#### TASK STATEMENT
Extract from the listing each line in which the word "this" appears.

#### DATA TO USE
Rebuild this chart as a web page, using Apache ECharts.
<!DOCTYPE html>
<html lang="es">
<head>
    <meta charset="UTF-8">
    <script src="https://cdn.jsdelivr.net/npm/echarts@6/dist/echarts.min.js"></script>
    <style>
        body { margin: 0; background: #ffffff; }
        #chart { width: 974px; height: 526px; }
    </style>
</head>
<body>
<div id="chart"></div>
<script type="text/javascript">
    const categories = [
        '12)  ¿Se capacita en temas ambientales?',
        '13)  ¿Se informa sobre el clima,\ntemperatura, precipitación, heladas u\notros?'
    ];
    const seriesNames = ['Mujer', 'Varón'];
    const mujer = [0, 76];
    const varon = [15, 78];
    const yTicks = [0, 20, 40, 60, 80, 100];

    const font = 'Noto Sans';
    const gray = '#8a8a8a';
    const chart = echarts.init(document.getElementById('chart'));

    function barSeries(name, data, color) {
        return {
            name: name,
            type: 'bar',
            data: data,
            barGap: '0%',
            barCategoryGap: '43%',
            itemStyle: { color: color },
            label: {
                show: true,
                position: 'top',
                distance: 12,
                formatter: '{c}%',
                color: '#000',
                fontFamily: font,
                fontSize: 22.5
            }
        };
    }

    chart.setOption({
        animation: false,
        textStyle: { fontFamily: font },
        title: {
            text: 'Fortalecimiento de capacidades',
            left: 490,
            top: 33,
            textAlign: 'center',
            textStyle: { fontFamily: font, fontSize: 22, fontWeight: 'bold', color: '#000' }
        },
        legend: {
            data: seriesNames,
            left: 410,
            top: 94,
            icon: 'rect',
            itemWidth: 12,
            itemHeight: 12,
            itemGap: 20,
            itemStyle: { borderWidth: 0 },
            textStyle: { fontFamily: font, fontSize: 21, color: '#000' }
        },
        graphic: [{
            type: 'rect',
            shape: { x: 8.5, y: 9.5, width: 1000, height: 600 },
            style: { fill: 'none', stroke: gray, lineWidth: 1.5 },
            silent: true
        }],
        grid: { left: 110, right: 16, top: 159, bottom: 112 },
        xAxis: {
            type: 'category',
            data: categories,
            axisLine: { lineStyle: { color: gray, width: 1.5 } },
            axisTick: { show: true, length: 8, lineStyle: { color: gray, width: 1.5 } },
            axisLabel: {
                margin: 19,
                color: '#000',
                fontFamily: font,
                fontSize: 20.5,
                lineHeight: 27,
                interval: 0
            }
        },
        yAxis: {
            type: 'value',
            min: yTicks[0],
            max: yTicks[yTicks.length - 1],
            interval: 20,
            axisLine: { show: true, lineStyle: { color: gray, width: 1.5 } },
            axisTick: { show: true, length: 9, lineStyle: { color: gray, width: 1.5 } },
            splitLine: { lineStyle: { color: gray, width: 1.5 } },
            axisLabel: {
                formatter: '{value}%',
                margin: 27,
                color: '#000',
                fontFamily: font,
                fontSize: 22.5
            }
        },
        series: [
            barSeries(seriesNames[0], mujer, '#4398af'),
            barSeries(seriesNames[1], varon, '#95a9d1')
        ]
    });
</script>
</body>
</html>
* * *
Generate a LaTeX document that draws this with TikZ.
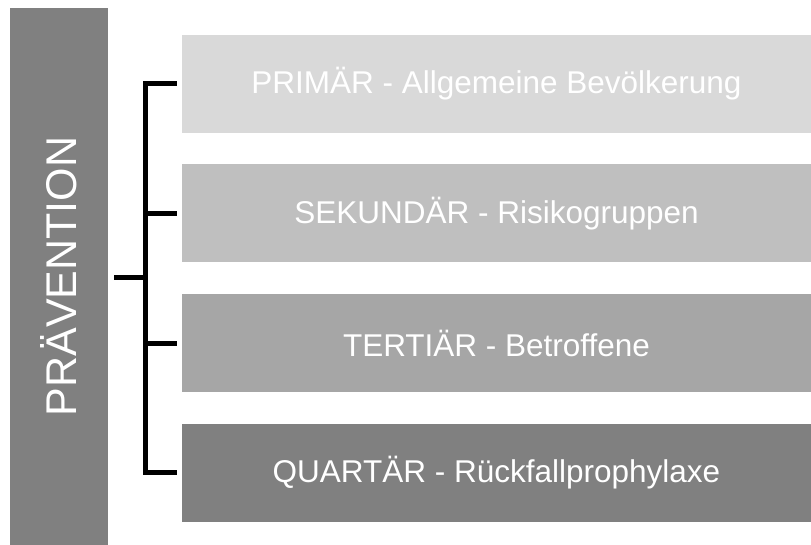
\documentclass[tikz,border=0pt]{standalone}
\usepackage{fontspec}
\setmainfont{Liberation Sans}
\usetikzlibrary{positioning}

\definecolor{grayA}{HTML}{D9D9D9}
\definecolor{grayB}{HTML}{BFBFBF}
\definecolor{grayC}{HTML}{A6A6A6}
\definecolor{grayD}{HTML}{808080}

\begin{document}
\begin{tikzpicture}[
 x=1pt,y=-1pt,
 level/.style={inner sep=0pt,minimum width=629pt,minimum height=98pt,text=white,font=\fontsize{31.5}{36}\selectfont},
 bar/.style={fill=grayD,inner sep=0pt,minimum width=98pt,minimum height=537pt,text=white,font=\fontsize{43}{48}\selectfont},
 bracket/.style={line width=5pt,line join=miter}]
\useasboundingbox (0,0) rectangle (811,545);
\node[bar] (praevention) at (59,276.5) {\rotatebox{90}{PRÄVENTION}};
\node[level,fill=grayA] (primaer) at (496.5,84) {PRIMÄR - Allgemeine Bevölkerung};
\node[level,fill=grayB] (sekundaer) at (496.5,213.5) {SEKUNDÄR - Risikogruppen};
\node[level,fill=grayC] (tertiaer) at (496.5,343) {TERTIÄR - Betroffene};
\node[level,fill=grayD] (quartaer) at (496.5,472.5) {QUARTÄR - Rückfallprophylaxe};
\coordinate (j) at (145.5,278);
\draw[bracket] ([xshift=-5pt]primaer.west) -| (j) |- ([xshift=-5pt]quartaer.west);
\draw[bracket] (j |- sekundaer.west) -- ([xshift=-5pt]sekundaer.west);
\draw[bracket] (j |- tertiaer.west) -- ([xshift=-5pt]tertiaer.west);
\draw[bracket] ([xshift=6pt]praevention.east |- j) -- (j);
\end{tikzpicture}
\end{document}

#### TASK SOLUTION
Rebuild this chart as a web page, using Apache ECharts.
Generate a LaTeX document that draws this with TikZ.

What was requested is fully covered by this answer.